While developing visual positioning system for small robotic arm I needed to measure its performance. To do that I had to be able to introduce controlled and measurable disturbances to the system.
I came up with solution based on small table moved by a stepper motor. Control unit receives commands from PC (that runs a dedicated application). Control application also receives data from robotic arm, so it's possible to create performance plots (see Gallery below).
I decided to use as many ready-made components as possible and print remaining custom parts on a 3D printer. Extruded aluminium profiles were chosen to build the frame. 3D printed plate with holes for robot's base servo mounting is moving thanks to linear bearings that slide on rods attached to the frame.

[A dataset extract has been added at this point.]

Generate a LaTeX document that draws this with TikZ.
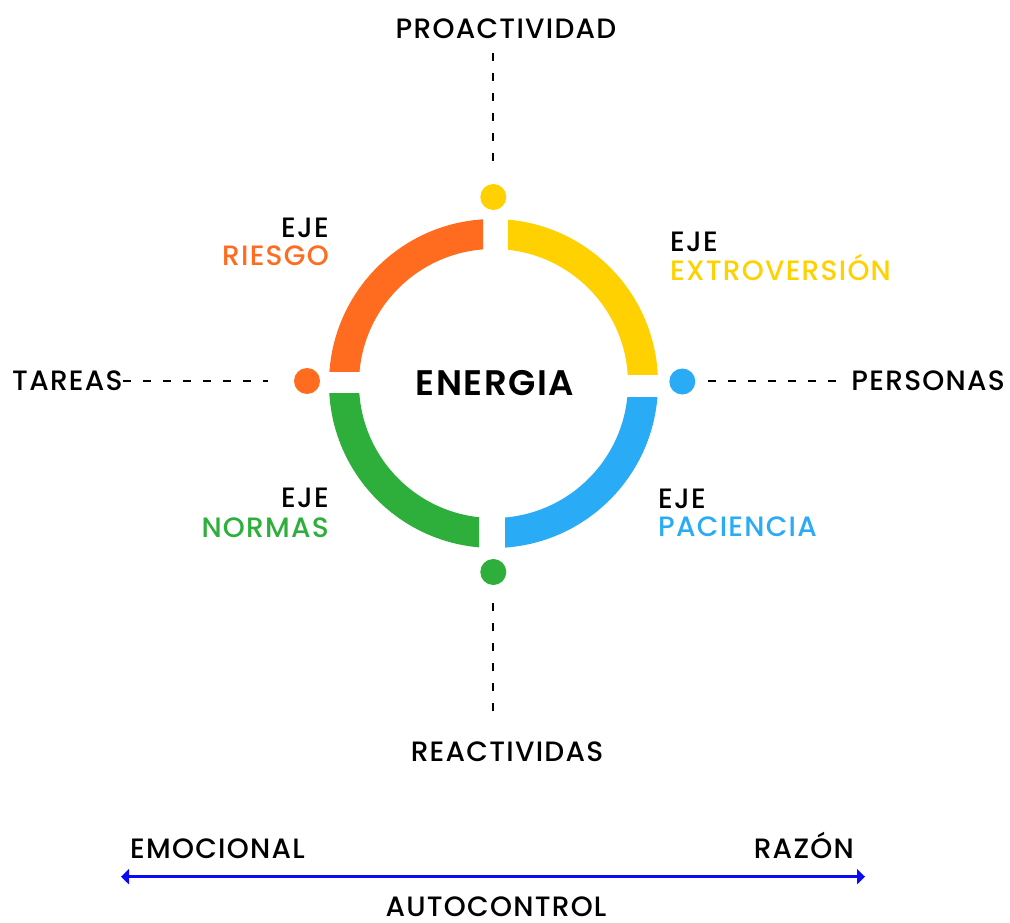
\documentclass[tikz,border=0pt]{standalone}
\usepackage{fontspec}
\setmainfont{Poppins}[UprightFont={* Medium}, BoldFont={* SemiBold}, LetterSpace=4.5]
\usetikzlibrary{arrows.meta}
\definecolor{cOrange}{HTML}{FF6B1F}
\definecolor{cYellow}{HTML}{FFD100}
\definecolor{cGreen}{HTML}{2EAF3B}
\definecolor{cBlue}{HTML}{29ABF6}
\definecolor{cArrow}{HTML}{0A0AF5}
\tikzset{
  lbl/.style={inner sep=0pt, font=\fontsize{28}{32}\selectfont, text=black},
  dotnode/.style={circle, inner sep=0pt, minimum size=26pt},
  dashline/.style={line width=2pt, dash pattern=on 8pt off 12pt},
  ring/.style={even odd rule},
}
\begin{document}
\begin{tikzpicture}[x=1pt,y=-1pt]
\useasboundingbox (0,0) rectangle (1010,923);
\coordinate (c) at (493.5,383.5);
% ring quadrants
\begin{scope}
  \clip (0,0) rectangle (483,371);
  \fill[cOrange, ring] (c) circle (164.5) (c) circle (134.5);
\end{scope}
\begin{scope}
  \clip (508,0) rectangle (1010,374);
  \fill[cYellow, ring] (c) circle (164.5) (c) circle (134.5);
\end{scope}
\begin{scope}
  \clip (505,397) rectangle (1010,923);
  \fill[cBlue, ring] (c) circle (164.5) (c) circle (134.5);
\end{scope}
\begin{scope}
  \clip (0,393) rectangle (479,923);
  \fill[cGreen, ring] (c) circle (164.5) (c) circle (134.5);
\end{scope}
% dots
\node[dotnode, fill=cYellow] (dtop) at (493.3,197) {};
\node[dotnode, fill=cBlue] (dright) at (682.3,381.5) {};
\node[dotnode, fill=cOrange] (dleft) at (307,381) {};
\node[dotnode, fill=cGreen] (dbot) at (493.3,572) {};
% labels
\node[lbl, anchor=base] (pro) at (506,38.3) {PROACTIVIDAD};
\node[lbl, anchor=base] (rea) at (507,761.7) {REACTIVIDAS};
\node[lbl, anchor=base west] (tar) at (12,390.7) {TAREAS};
\node[lbl, anchor=base east] (per) at (1005,390.7) {PERSONAS};
\node[inner sep=0pt, anchor=base, font=\fontsize{35.5}{40}\selectfont\bfseries] (ene) at (495,395.7) {ENERGIA};
\node[lbl, anchor=base east] (e1) at (329,237.7) {EJE};
\node[lbl, anchor=base east, text=cOrange] (riesgo) at (329,265.7) {RIESGO};
\node[lbl, anchor=base west] (e2) at (670,251.7) {EJE};
\node[lbl, anchor=base west, text=cYellow] (extro) at (670,280) {EXTROVERSIÓN};
\node[lbl, anchor=base east] (e3) at (329,507.7) {EJE};
\node[lbl, anchor=base east, text=cGreen] (normas) at (329,537.3) {NORMAS};
\node[lbl, anchor=base west] (e4) at (658,508) {EJE};
\node[lbl, anchor=base west, text=cBlue] (paci) at (658,536.7) {PACIENCIA};
% dashed connectors
\coordinate (ta) at (493.3,53);
\coordinate (tb) at (493.3,167);
\coordinate (ba) at (493.3,603);
\coordinate (bb) at (493.3,716);
\coordinate (la) at (268,381);
\coordinate (ra) at (708,381);
\coordinate (rb) at (838,381);
\draw[dashline] (ta) -- (tb);
\draw[dashline] (ba) -- (bb);
\draw[dashline] (tar.east |- la) -- (la);
\draw[dashline] (ra) -- (rb);
% bottom scale
\node[lbl, anchor=base west] (emo) at (130,858.3) {EMOCIONAL};
\node[lbl, anchor=base east] (raz) at (854,858.3) {RAZÓN};
\node[lbl, anchor=base] (auto) at (496,916.8) {AUTOCONTROL};
\coordinate (al) at (121,876.7);
\coordinate (ar) at (865,876.7);
\draw[cArrow, line width=3pt, {Triangle[length=8pt,width=15pt]}-{Triangle[length=8pt,width=15pt]}] (al) -- (ar);
\end{tikzpicture}
\end{document}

Stepper motor is mounted to the frame using ready-made mount, motor axis' movement is passed to the table by timing belt. I also had to design and print a case for the electronics.
Printed parts: endstop mount, frame legs, belt tensioner mount and main table.
To shorten development process I used Arduino Nano, A4988 driver module and ready-made enstop with added Schmitt trigger RC filtering. Components were assembled on a perfboard. The device is powered from external 12V power supply.
Two pieces of software had to be developed: one for embedded system and the other for PC.
The embedded system software was developed using Arduino libraries/framework. Its task is to receive commands from control application, interpret them and act accordingly (move to position with set velocity, homing) and notify the PC about table's current position.
Thanks to using A4988 driver, controlling the stepper motor is easy (just send one pulse to the driver). I also used external interrupt (from endstop) to detect accidental collisions (occuring after missing a few step) and stop the motor.
The PC control application enables the user to control the linear drive (homing, move to position, set speed, random movement mode) and to log the data. Additionally the app can receive data from robotic arm (displacement error of head's postion), merge it with table's current position and display that information to the user.